William Eichler 22 January 2019

Consumer watchdog reveals broadband ‘black spots’

Consumer watchdog reveals broadband ‘black spots’

Many local authority areas, including in London, still have broadband black spots, according to a consumer watchdog.

Research from Which? has revealed that while rural Scotland and Wales have Britain’s slowest average connection speeds, many urban areas still have ‘sluggish’ broadband.

The Orkney islands (3Mbps), Allerdale (5.7Mbps), Shetland Islands (6.7Mbps), Argyll and Bute (7Mbps), Moray (7.1Mbps), Fermanagh and Omagh (7.4Mbps) and Ceredigion (7.5 Mbps) were the worst affected local authority areas.

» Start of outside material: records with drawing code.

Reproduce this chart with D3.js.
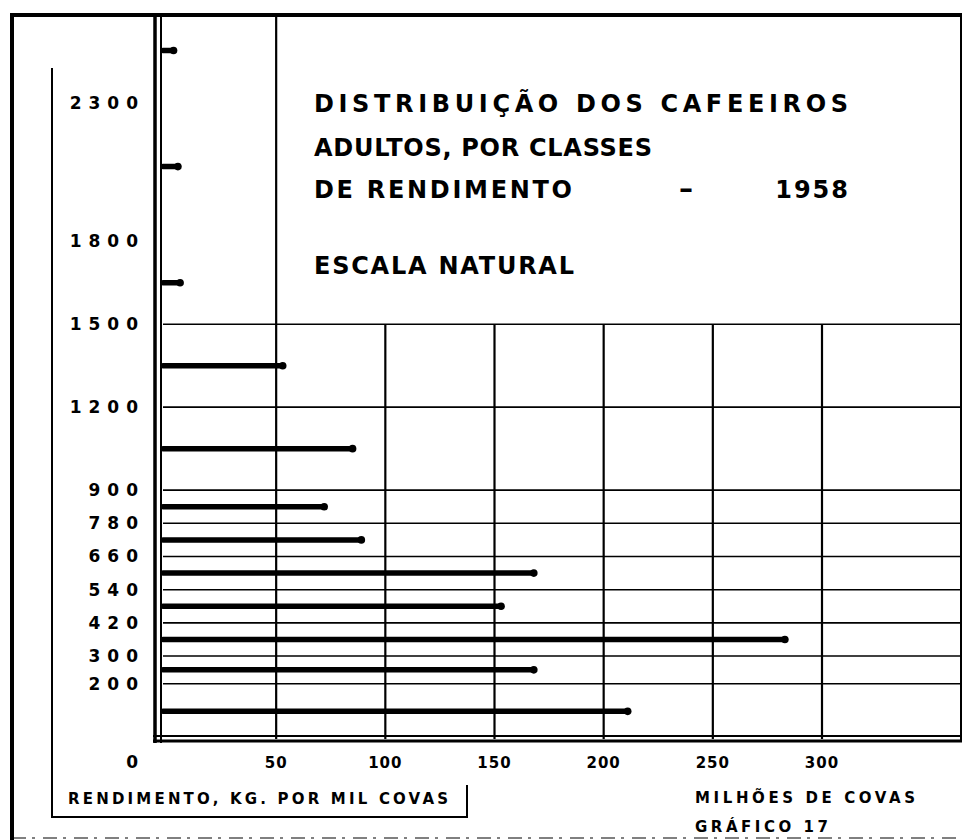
<!DOCTYPE html>
<html>
<head>
<meta charset="utf-8">
<script src="https://cdn.jsdelivr.net/npm/d3@7"></script>
<style>
  body { margin: 0; background: #fff; }
  svg text { font-family: "DejaVu Sans", sans-serif; font-weight: bold; fill: #000; }
</style>
</head>
<body>
<script>
// rendimento (kg por mil covas) where each class bar sits
var rendimento = [100, 250, 360, 480, 600, 720, 840, 1050, 1350, 1650, 2070, 2490];
// milhoes de covas in each class
var milhoesCovas = [211, 168, 283, 153, 168, 89, 72, 85, 53, 6, 5, 3];

// class limits printed on the vertical axis
var yTicks = [0, 200, 300, 420, 540, 660, 780, 900, 1200, 1500, 1800, 2300];
var yGrid = [200, 300, 420, 540, 660, 780, 900, 1200, 1500];
var xTicks = [50, 100, 150, 200, 250, 300];

var titleLines = ["DISTRIBUIÇÃO DOS CAFEEIROS", "ADULTOS, POR CLASSES", "DE RENDIMENTO"];
var titleYear = "1958";
var subTitle = "ESCALA NATURAL";
var yLabel = "RENDIMENTO, KG. POR MIL COVAS";
var xLabel = "MILHÕES DE COVAS";
var graficoLabel = "GRÁFICO 17";

var config = {
  w: 962,
  h: 840,
  top: 15,
  right: 961,
  frameLeft: 12,
  yLabelLeft: 52
};

var svg = d3.select("body")
  .append("svg")
  .attr("width", config.w)
  .attr("height", config.h);

var x = d3.scaleLinear().domain([0, 300]).range([167, 822]);
var y = d3.scaleLinear().domain([0, 2300]).range([739, 103]);

var x0 = x(0), yBase = y(0);

function line(x1, y1, x2, y2, w, extra) {
  var l = svg.append("line")
    .attr("x1", x1).attr("y1", y1)
    .attr("x2", x2).attr("y2", y2)
    .attr("stroke", "#000")
    .attr("stroke-width", w);
  if (extra) l.attr("stroke-dasharray", extra);
  return l;
}

// outer frame
line(config.frameLeft, config.top - 2, config.frameLeft, config.h, 4);
line(config.frameLeft, config.top, config.w, config.top, 4);
line(config.frameLeft, config.h - 2, config.w, config.h - 2, 1, "14 6 3 8");
line(config.right, config.top, config.right, yBase + 3, 2);

// bracket round the y label column
line(config.yLabelLeft, 68, config.yLabelLeft, 817, 2);
line(config.yLabelLeft - 1, 817, 467, 817, 2);
line(467, 785, 467, 818, 2);

// horizontal grid (class limits)
svg.append("g").selectAll("line")
  .data(yGrid)
  .enter().append("line")
  .attr("x1", x0 - 4)
  .attr("x2", config.w)
  .attr("y1", function(d) { return y(d); })
  .attr("y2", function(d) { return y(d); })
  .attr("stroke", "#000")
  .attr("stroke-width", 1.6);

// vertical grid, the 50 line runs up to the frame (edge of the title box)
svg.append("g").selectAll("line")
  .data(xTicks)
  .enter().append("line")
  .attr("x1", function(d) { return x(d); })
  .attr("x2", function(d) { return x(d); })
  .attr("y1", function(d) { return d == 50 ? config.top : y(1500); })
  .attr("y2", yBase)
  .attr("stroke", "#000")
  .attr("stroke-width", 2.2);

// double axis lines
line(x0 - 12, config.top, x0 - 12, yBase + 4, 3.5);
line(x0 - 6, config.top, x0 - 6, yBase + 4, 2);
line(x0 - 14, yBase - 3, config.w, yBase - 3, 2);
line(x0 - 14, yBase + 2, config.w, yBase + 2, 3);

// bars
var bars = svg.append("g");
bars.selectAll("line")
  .data(milhoesCovas)
  .enter().append("line")
  .attr("x1", x0 - 4)
  .attr("x2", function(d) { return x(d); })
  .attr("y1", function(d, i) { return y(rendimento[i]); })
  .attr("y2", function(d, i) { return y(rendimento[i]); })
  .attr("stroke", "#000")
  .attr("stroke-width", 5.5)
  .attr("stroke-linecap", "round");

bars.selectAll("circle")
  .data(milhoesCovas)
  .enter().append("circle")
  .attr("cx", function(d) { return x(d); })
  .attr("cy", function(d, i) { return y(rendimento[i]); })
  .attr("r", 3.8)
  .attr("fill", "#000");

// y tick labels (0 sits on the row of the x labels)
var ls = 7;
svg.append("g").selectAll("text")
  .data(yTicks)
  .enter().append("text")
  .attr("x", 138 + ls)
  .attr("y", function(d) { return d == 0 ? yBase + 29 : y(d) + 6; })
  .attr("text-anchor", "end")
  .style("font-size", "17px")
  .style("letter-spacing", ls + "px")
  .text(function(d) { return d; });

// x tick labels
svg.append("g").selectAll("text")
  .data(xTicks)
  .enter().append("text")
  .attr("x", function(d) { return x(d); })
  .attr("y", yBase + 29)
  .attr("text-anchor", "middle")
  .style("font-size", "15px")
  .style("letter-spacing", "1px")
  .text(function(d) { return d; });

// axis titles
svg.append("text")
  .attr("x", 68).attr("y", 804)
  .attr("textLength", 380)
  .attr("lengthAdjust", "spacing")
  .style("font-size", "15px")
  .text(yLabel);

svg.append("text")
  .attr("x", 695).attr("y", 803)
  .attr("textLength", 220)
  .attr("lengthAdjust", "spacing")
  .style("font-size", "15px")
  .text(xLabel);

svg.append("text")
  .attr("x", 695).attr("y", 832)
  .attr("textLength", 133)
  .attr("lengthAdjust", "spacing")
  .style("font-size", "15px")
  .text(graficoLabel);

// title block
var title = svg.append("g").style("font-size", "24px");
var titleLen = [534, 338, 258];
var titleBase = [112, 156, 198];
titleLines.forEach(function(t, i) {
  title.append("text")
    .attr("x", 314).attr("y", titleBase[i])
    .attr("textLength", titleLen[i])
    .attr("lengthAdjust", "spacing")
    .text(t);
});
title.append("text")
  .attr("x", 679).attr("y", titleBase[2])
  .style("font-size", "28px")
  .text("\u2013");
title.append("text")
  .attr("x", 848 + 2).attr("y", titleBase[2])
  .attr("text-anchor", "end")
  .style("letter-spacing", "2px")
  .text(titleYear);
title.append("text")
  .attr("x", 314).attr("y", 274)
  .attr("textLength", 260)
  .attr("lengthAdjust", "spacing")
  .text(subTitle);
</script>
</body>
</html>
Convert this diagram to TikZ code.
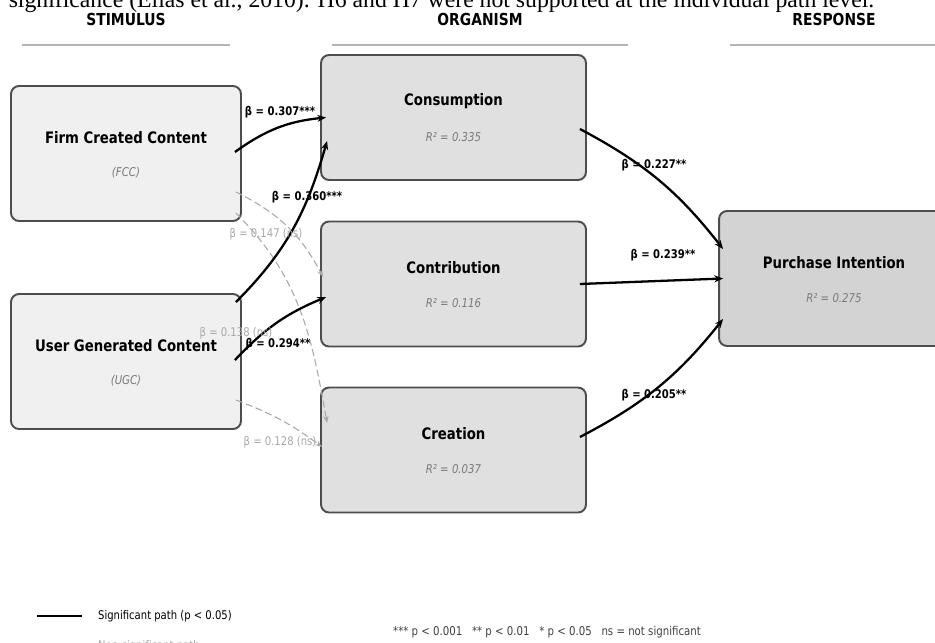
\documentclass[tikz,border=0pt]{standalone}
\usepackage{fontspec}
\setmainfont{DejaVu Sans}[FakeStretch=0.84]
\newfontfamily\bodyserif{Liberation Serif}
\usetikzlibrary{arrows.meta,calc}

\definecolor{stimfill}{HTML}{F0F0F0}
\definecolor{orgfill}{HTML}{E0E0E0}
\definecolor{respfill}{HTML}{D3D3D3}
\definecolor{boxedge}{HTML}{4D4D4D}
\definecolor{nsgray}{HTML}{A8A8A8}
\definecolor{rsqgray}{HTML}{7A7A7A}
\definecolor{rulegray}{HTML}{B4B4B4}

\begin{document}
\begin{tikzpicture}[x=0.02cm,y=-0.02cm,
  box/.style={draw=boxedge,line width=1.1pt,rounded corners=0.16cm,inner sep=0pt},
  stimbox/.style={box,fill=stimfill,minimum width=4.6cm,minimum height=2.7cm},
  orgbox/.style={box,fill=orgfill,minimum width=5.3cm,minimum height=2.5cm},
  respbox/.style={box,fill=respfill,minimum width=4.6cm,minimum height=2.7cm},
  head/.style={font=\bfseries\fontsize{9.4}{11}\selectfont},
  title/.style={font=\bfseries\fontsize{9}{11}\selectfont},
  sub/.style={text=rsqgray,font=\itshape\fontsize{6.9}{8}\selectfont},
  coef/.style={font=\bfseries\fontsize{6.8}{8}\selectfont,inner sep=1pt},
  nscoef/.style={text=nsgray,font=\fontsize{6.8}{8}\selectfont,inner sep=1pt},
  sig/.style={line width=1.3pt,-{Stealth[length=5pt,width=4pt]}},
  nonsig/.style={nsgray,line width=0.6pt,dash pattern=on 4pt off 2pt,-{Stealth[length=4pt,width=3pt]}},
  legtext/.style={anchor=west,font=\fontsize{6.8}{8}\selectfont}]
\useasboundingbox (0,0) rectangle (935,642);
\clip (0,0) rectangle (935,642);

% text of the page above the figure
\node[anchor=base,inner sep=0pt,font=\bodyserif\fontsize{13.5}{15}\selectfont] (pagetext) at (441.5,8)
  {significance (Elias et al., 2010). H6 and H7 were not supported at the individual path level.};

% column headings
\node[head] (stim) at (126,19) {STIMULUS};
\node[head] (orga) at (480,19) {ORGANISM};
\node[head] (resp) at (834,19) {RESPONSE};
\draw[rulegray,line width=1.1pt] (22,45) -- (230,45);
\draw[rulegray,line width=1.1pt] (332,45) -- (628,45);
\draw[rulegray,line width=1.1pt] (730,45) -- (938,45);

% boxes
\node[stimbox] (fcc) at (126,153.5) {};
\node[stimbox] (ugc) at (126,361.5) {};
\node[orgbox] (cons) at (453.5,117.5) {};
\node[orgbox] (contr) at (453.5,284) {};
\node[orgbox] (creat) at (453.5,450) {};
\node[respbox] (pi) at (834,278.5) {};

\node[title] (fcc-t) at ($(fcc.center)+(0,-16)$) {Firm Created Content};
\node[sub] (fcc-s) at ($(fcc.center)+(0,19.5)$) {(FCC)};
\node[title] (ugc-t) at ($(ugc.center)+(0,-16)$) {User Generated Content};
\node[sub] (ugc-s) at ($(ugc.center)+(0,19.5)$) {(UGC)};
\node[title] (cons-t) at ($(cons.center)+(0,-16)$) {Consumption};
\node[sub] (cons-s) at ($(cons.center)+(0,19.5)$) {R² = 0.335};
\node[title] (contr-t) at ($(contr.center)+(0,-16)$) {Contribution};
\node[sub] (contr-s) at ($(contr.center)+(0,19.5)$) {R² = 0.116};
\node[title] (creat-t) at ($(creat.center)+(0,-16)$) {Creation};
\node[sub] (creat-s) at ($(creat.center)+(0,19.5)$) {R² = 0.037};
\node[title] (pi-t) at ($(pi.center)+(0,-16)$) {Purchase Intention};
\node[sub] (pi-s) at ($(pi.center)+(0,19.5)$) {R² = 0.275};

% non significant paths
\draw[nonsig] ($(fcc.east)+(-6,38.5)$) to[bend left=18] ($(contr.west)+(3,-7)$);
\draw[nonsig] ($(fcc.east)+(-6,59.5)$) to[out=-45,in=100] ($(creat.west)+(7,-27)$);
\draw[nonsig] ($(ugc.east)+(-6,38.5)$) to[bend left=8] ($(creat.west)+(2,-3)$);

% significant paths
\draw[sig] ($(fcc.east)+(-7,-1.5)$) to[bend left=15] ($(cons.west)+(6,0)$);
\draw[sig] ($(ugc.east)+(-6,-59.5)$) to[out=45,in=-106] ($(cons.west)+(7,23.5)$);
\draw[sig] ($(ugc.east)+(-7,-1.5)$) to[bend left=12] ($(contr.west)+(6,13)$);
\draw[sig] ($(cons.east)+(-7,11.5)$) to[bend left=12] ($(pi.west)+(5,-29.5)$);
\draw[sig] ($(contr.east)+(-7,0)$) -- ($(pi.west)+(5,0)$);
\draw[sig] ($(creat.east)+(-7,-13)$) to[bend right=12] ($(pi.west)+(5,40.5)$);

% coefficients
\node[coef] (b1) at (280,112) {β = 0.307***};
\node[coef] (b2) at (307,197) {β = 0.360***};
\node[coef] (b3) at (278,344) {β = 0.294**};
\node[nscoef] (b4) at (266,234) {β = 0.147 (ns)};
\node[nscoef] (b5) at (236,333) {β = 0.138 (ns)};
\node[nscoef] (b6) at (280,442) {β = 0.128 (ns)};
\node[coef] (b7) at (654,165) {β = 0.227**};
\node[coef] (b8) at (663,255) {β = 0.239**};
\node[coef] (b9) at (654,395) {β = 0.205**};

% legend
\draw[line width=1.3pt] (37,616) -- (82,616);
\node[legtext] (leg1) at (92,616) {Significant path (p < 0.05)};
\draw[nsgray,line width=0.8pt,dash pattern=on 4pt off 2pt] (37,646) -- (82,646);
\node[legtext,text=nsgray] (leg2) at (92,646) {Non-significant path};
\node[font=\fontsize{6.9}{8}\selectfont,text=black!75] (note) at (547,632)
  {*** p < 0.001 \ \ ** p < 0.01 \ \ * p < 0.05 \ \ ns = not significant};
\end{tikzpicture}
\end{document}
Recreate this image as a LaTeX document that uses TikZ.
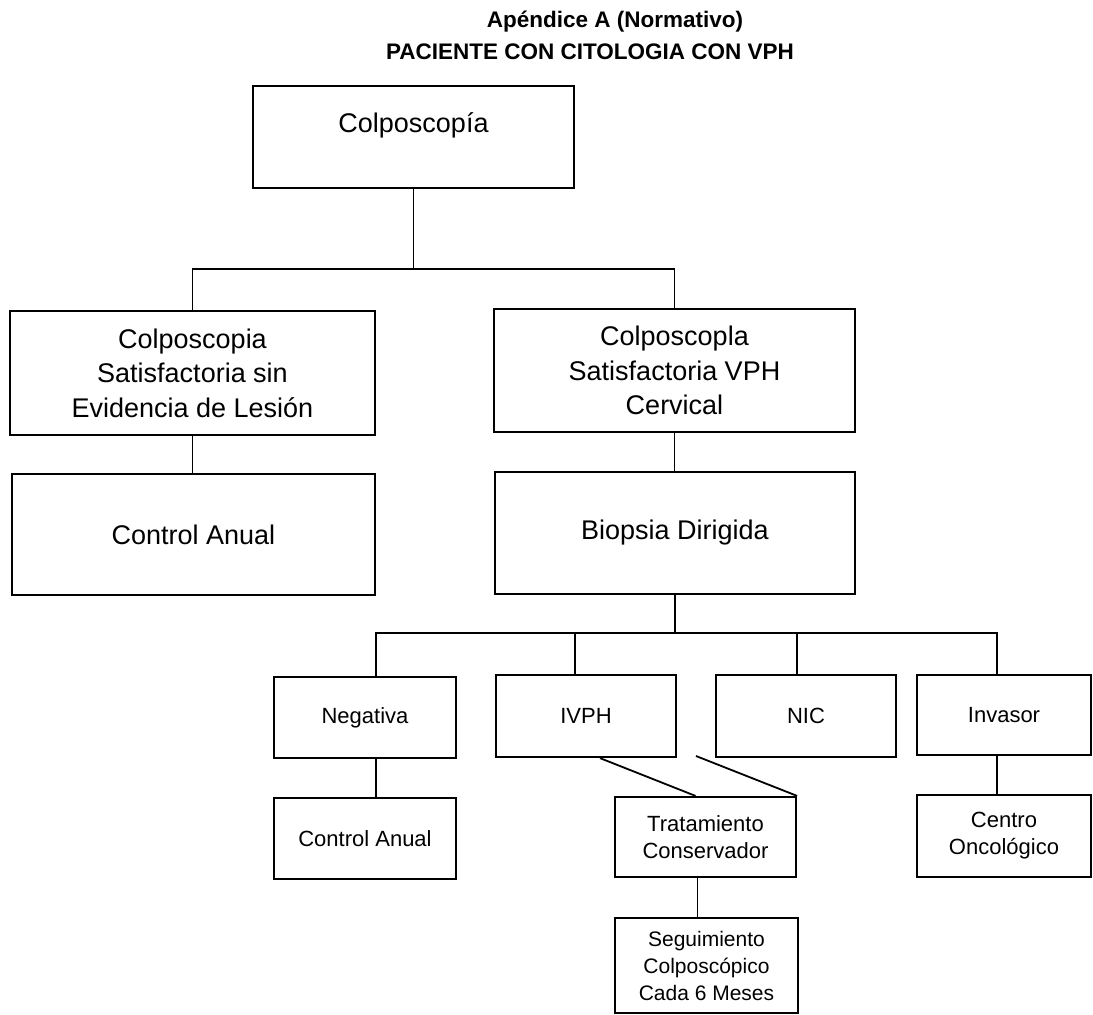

Tower Hamlets (10.1Mbps), Westminster (10.8Mbps), Stroud (11.4Mbps), Tunbridge Wells (11.4Mbps), North East Derbyshire (11.5Mbps), and Canterbury (11.5Mbps) were also found to be lagging well behind other areas.

The fastest local authority area for broadband speeds was commuter borough Broxbourne with an average 32.5Mbps.

Other urban areas benefiting from fast internet include Crawley (32.3Mbps), West Dunbartonshire in Scotland (29.6Mbps), Watford (29.5Mbps), Rushmore (28.9 Mbps), Nottingham (27.6Mbps) and Cambridge (27.3Mbps).

The fastest broadband in London was found in the borough of Harrow (26Mbps) followed by Barking and Dagenham (25.7Mbps) and Greenwich (23.6Mbps).

‘Having a good broadband connection is a basic requirement for many important everyday tasks, so it is unacceptable that millions of people around the country are still struggling to get what they need,’ said Alex Neill, Which? managing director of home products and services.

‘The Government and the regulator must now press ahead with plans to provide a bare minimum connection speed of 10 Megabits in every household and make sure that no one is at a disadvantage because of where they live.’